The news that Tom Hanks will be portraying Fred Rogers in a coming biopic was met with frenzied glee, as Hanks is one of the few contemporary celebrities who approaches Rogers’s universally beloved status. But even Hanks, for all his charms, doesn’t occupy the same stratosphere of Rogers’s legacy of moral and spiritual importance.
He was a pastor on television in the golden era of televangelism, but unlike televangelists, Rogers’s focus wasn’t on eternal life, but our own interior lives. Christian evangelists were making a name for themselves preaching about the wickedness of mankind, but Rogers was more interested in his viewers’ inherent value and worth. Evangelists were finding ways the human race didn’t measure up to God’s moral standard. But Rogers said over and over again: “You’ve made this day a special day by just your being you.

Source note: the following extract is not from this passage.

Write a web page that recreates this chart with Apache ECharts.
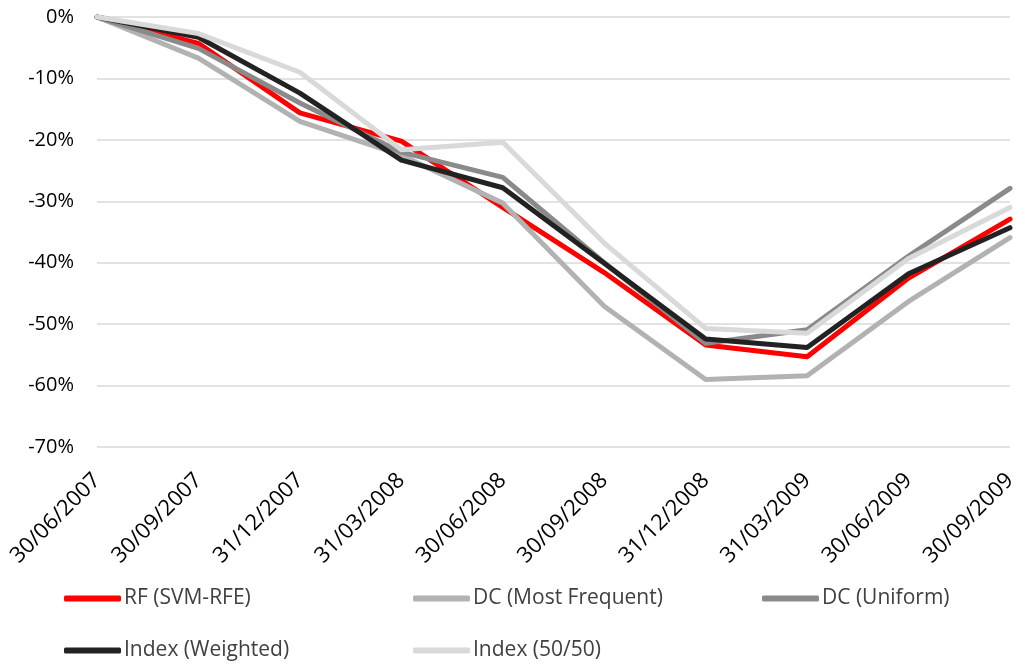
<!DOCTYPE html>
<html>
<head>
<meta charset="utf-8">
<script src="https://cdn.jsdelivr.net/npm/echarts@6/dist/echarts.min.js"></script>
<style>
  html, body { margin: 0; padding: 0; background: #fff; }
  #chart { width: 1025px; height: 666px; }
</style>
</head>
<body>
<div id="chart"></div>
<script>
// Quarter-end dates on the category axis
const dates = ['30/06/2007', '30/09/2007', '31/12/2007', '31/03/2008', '30/06/2008',
               '30/09/2008', '31/12/2008', '31/03/2009', '30/06/2009', '30/09/2009'];

// Cumulative return (%) per strategy
const rfSvmRfe      = [0, -4.3, -15.6, -20.2, -31.0, -41.6, -53.4, -55.3, -42.5, -32.9];
const dcMostFreq    = [0, -6.7, -17.0, -22.5, -30.3, -47.1, -59.0, -58.4, -46.3, -35.9];
const dcUniform     = [0, -5.1, -14.0, -22.0, -26.1, -40.0, -53.1, -50.9, -38.9, -27.9];
const indexWeighted = [0, -3.3, -12.4, -23.3, -27.8, -40.1, -52.4, -53.8, -41.8, -34.3];
const index5050     = [0, -2.7,  -9.0, -21.6, -20.4, -36.8, -50.7, -51.5, -39.3, -31.0];

// Y-axis ticks
const yTicks = [0, -10, -20, -30, -40, -50, -60, -70];

const FONT = '"Open Sans", "Liberation Sans", sans-serif';

const seriesDefs = [
  { name: 'RF (SVM-RFE)',       data: rfSvmRfe,      color: '#ff0000' },
  { name: 'DC (Most Frequent)', data: dcMostFreq,    color: '#b2b2b2' },
  { name: 'DC (Uniform)',       data: dcUniform,     color: '#8a8a8a' },
  { name: 'Index (Weighted)',   data: indexWeighted, color: '#222222' },
  { name: 'Index (50/50)',      data: index5050,     color: '#d9d9d9' }
];

// Legend placed in a 3-column grid, one component per entry
const legendPos = [
  { left: 64,  top: 588 },
  { left: 413, top: 588 },
  { left: 762, top: 588 },
  { left: 64,  top: 640 },
  { left: 413, top: 640 }
];

const chart = echarts.init(document.getElementById('chart'), null, { renderer: 'canvas' });

chart.setOption({
  animation: false,
  backgroundColor: '#ffffff',
  grid: { left: 97, right: 15, top: 17, bottom: 219, containLabel: false },
  xAxis: {
    type: 'category',
    data: dates,
    boundaryGap: false,
    axisLine: { show: false },
    axisTick: { show: false },
    axisLabel: {
      rotate: 45,
      margin: 30,
      interval: 0,
      color: '#000',
      fontFamily: FONT,
      fontSize: 22
    },
    splitLine: { show: false }
  },
  yAxis: {
    type: 'value',
    min: yTicks[yTicks.length - 1],
    max: yTicks[0],
    interval: 10,
    axisLine: { show: false },
    axisTick: { show: false },
    axisLabel: {
      margin: 23,
      color: '#000',
      fontFamily: FONT,
      fontSize: 20,
      formatter: v => v + '%'
    },
    splitLine: { show: true, lineStyle: { color: '#d9d9d9', width: 1.5 } }
  },
  legend: seriesDefs.map((s, i) => ({
    data: [s.name],
    left: legendPos[i].left,
    top: legendPos[i].top,
    padding: 0,
    icon: 'roundRect',
    itemWidth: 57,
    itemHeight: 6,
    itemGap: 0,
    textStyle: { color: '#404040', fontFamily: FONT, fontSize: 21, padding: [0, 0, 0, -2] }
  })),
  series: seriesDefs.map((s, i) => ({
    name: s.name,
    type: 'line',
    data: s.data,
    symbol: 'none',
    z: 2 + i,
    color: s.color,
    lineStyle: { color: s.color, width: 5, cap: 'round', join: 'round' }
  }))
});
</script>
</body>
</html>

There is no person in the whole world like you, and I like you just the way you are.”
If this sounds like the sort of easy, shallow talking point espoused by the likes of Joel Olsteen, consider these words: “Love isn’t a perfect state of caring,” he wrote in “The World According to Mister Rogers.” “It’s an active noun like ‘struggle.’ To love someone is to strive to accept that person exactly the way he or she is, right here and now.” Rogers wasn’t telling children that they were so perfect that there was no room for them ever to improve as people; just that he loved them as they were, regardless of who they were or what they had done.
“I think everybody longs to be loved, and longs to know that he or she is lovable,” he said in the 2003 documentary “America’s Favorite Neighbor.” “And, consequently, the greatest thing that we can do is to help somebody know that they’re loved and capable of loving.”